Controversy Over Bakken Area Traffic Citations Leads To Trooper's Resignation

An investigative report by the Bismarck Tribune suggests that philosophical differences between the North Dakota State Patrol Superintendent and a state trooper led to the trooper's resignation after ten years of service.

Traffic Citations Linked to Alleged Decreases in Traffic Deaths

The superintendent pushes troopers to write more tickets, asserting that the practice ultimately reduces traffic deaths across the Bakken region and beyond. However, the resigning trooper disagreed. He believed that a trooper's visible presence on the roads, along with warnings, actually reduces accidents. His attorney argues that troopers require more latitude to better perform their duties.

Policy Reduces Trooper Discretion

In contrast, the superintendent believed that the trooper was simply not working hard enough. The state patrol's policy manual is now very specific about which offenses require citations and which ones require warnings. At issue is a requirement that anyone without proof of insurance receive a traffic citation. The trooper that resigned simply wrote so-called non-active citations in many such instances from April 2014 to February 2015. He asserted that he was using his discretion to give some motorists a break. By refusing to write active citations in such proof-of-insurance cases, he ran afoul of state patrol policy.

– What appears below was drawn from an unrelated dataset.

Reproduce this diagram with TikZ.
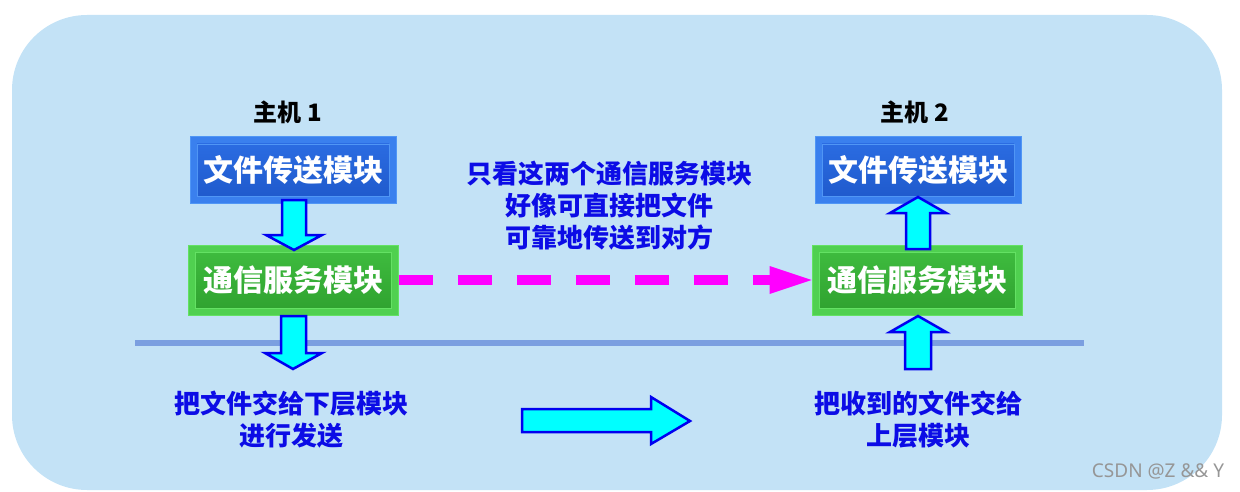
\documentclass[tikz,border=0pt]{standalone}
\usepackage{fontspec}
\setmainfont{Noto Sans CJK SC}[BoldFont={Noto Sans CJK SC Black}]
\newfontfamily\wmfont{Noto Sans}
\usetikzlibrary{calc}
\definecolor{bgc}{RGB}{195,226,246}
\definecolor{linec}{RGB}{123,159,224}
\definecolor{txtblue}{RGB}{12,12,230}
\definecolor{bouter}{RGB}{58,128,238}
\definecolor{bborder}{RGB}{80,150,245}
\definecolor{btop}{RGB}{44,110,228}
\definecolor{bbot}{RGB}{30,88,202}
\definecolor{gouter}{RGB}{80,208,80}
\definecolor{gborder}{RGB}{100,225,100}
\definecolor{gtop}{RGB}{64,190,64}
\definecolor{gbot}{RGB}{46,160,46}
\definecolor{arrblue}{RGB}{0,0,240}
\definecolor{arrcyan}{RGB}{0,255,255}
\definecolor{mag}{RGB}{255,0,255}
\tikzset{
  modbox/.style={draw=#1border, line width=1pt, fill=#1outer, text=white,
    font=\fontsize{30}{36}\selectfont\bfseries, inner sep=0pt,
    path picture={
      \shade[top color=#1top, bottom color=#1bot, draw=#1border, line width=0.8pt]
        ($(path picture bounding box.south west)+(7pt,7pt)$) rectangle
        ($(path picture bounding box.north east)-(7pt,7pt)$);
    }},
  hostlabel/.style={font=\fontsize{24}{28}\selectfont\bfseries, text=black},
  bluetext/.style={font=\fontsize{26}{32}\selectfont\bfseries, text=txtblue, align=center},
  barrow/.style={draw=arrblue, fill=arrcyan, line width=2.5pt, line join=miter},
}
\begin{document}
\begin{tikzpicture}[x=1pt,y=-1pt]
\useasboundingbox (0,0) rectangle (1240,492);
\fill[bgc, rounded corners=75pt] (12,15) rectangle (1222,490);

% host labels
\node[hostlabel] (h1) at (288,112) {主机 1};
\node[hostlabel] (h2) at (915,112) {主机 2};

% modules
\node[modbox=b, minimum width=206pt, minimum height=66pt] (b1) at (293,170) {文件传送模块};
\node[modbox=g, minimum width=210pt, minimum height=70pt] (g1) at (293,280) {通信服务模块};
\node[modbox=b, minimum width=206pt, minimum height=66pt] (b2) at (918,170) {文件传送模块};
\node[modbox=g, minimum width=210pt, minimum height=70pt] (g2) at (917,280) {通信服务模块};

% separator line
\coordinate (la) at (135,343);
\coordinate (lb) at (1084,343);
\draw[linec, line width=6pt] (la) -- (lb);

% block arrows
\draw[barrow] (282,200) -- (306,200) -- (306,235) -- (322,235) -- (294,250) -- (266,235) -- (282,235) -- cycle;
\draw[barrow] (281,316) -- (306,316) -- (306,353) -- (322,353) -- (293,369) -- (265,353) -- (281,353) -- cycle;
\draw[barrow] (906,249) -- (930,249) -- (930,213) -- (946,213) -- (918,197) -- (890,213) -- (906,213) -- cycle;
\draw[barrow] (905,369) -- (931,369) -- (931,332) -- (946,332) -- (918,316) -- (890,332) -- (905,332) -- cycle;
\draw[barrow] (522,409) -- (651,409) -- (651,397) -- (690,421) -- (651,444) -- (651,432) -- (522,432) -- cycle;

% dashed magenta connector
\coordinate (mt) at ($(g2.west)+(-42,0)$);
\draw[mag, line width=10pt, dash pattern=on 34pt off 25pt] (g1.east) -- ($(mt)+(2,0)$);
\fill[mag] ($(mt)+(0,-14)$) -- (g2.west) -- ($(mt)+(0,14)$) -- cycle;

% texts
\node[bluetext] (t1) at (609,206) {只看这两个通信服务模块\\好像可直接把文件\\可靠地传送到对方};
\node[bluetext] (t2) at (291,420) {把文件交给下层模块\\进行发送};
\node[bluetext] (t3) at (918,420) {把收到的文件交给\\上层模块};

% watermark
\node[font=\wmfont\fontsize{19}{22}\selectfont, text={rgb,255:red,150;green,150;blue,150}] (wm) at (1158,471) {CSDN @Z \&\& Y};
\end{tikzpicture}
\end{document}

Controversy Over Alleged Quotas

There were other issues as well that resulted in the trooper being required to write a minimum of 42 active traffic citations per month. There are claims that this amounted to a de facto quota policy, but the state patrol superintendent denied the accusation.

Refusal to Prosecute

Ultimately, the trooper in question said that the pressure to write citations pushed him to falsify records to achieve the required number of citations. However, the state patrol launched a criminal investigation. It then turned its investigative material over to the Burleigh County State's Attorney, but he declined to prosecute the trooper.

After nine years in law enforcement preceded by six years in the Air Force, the former trooper has decided to leave the public sector for good.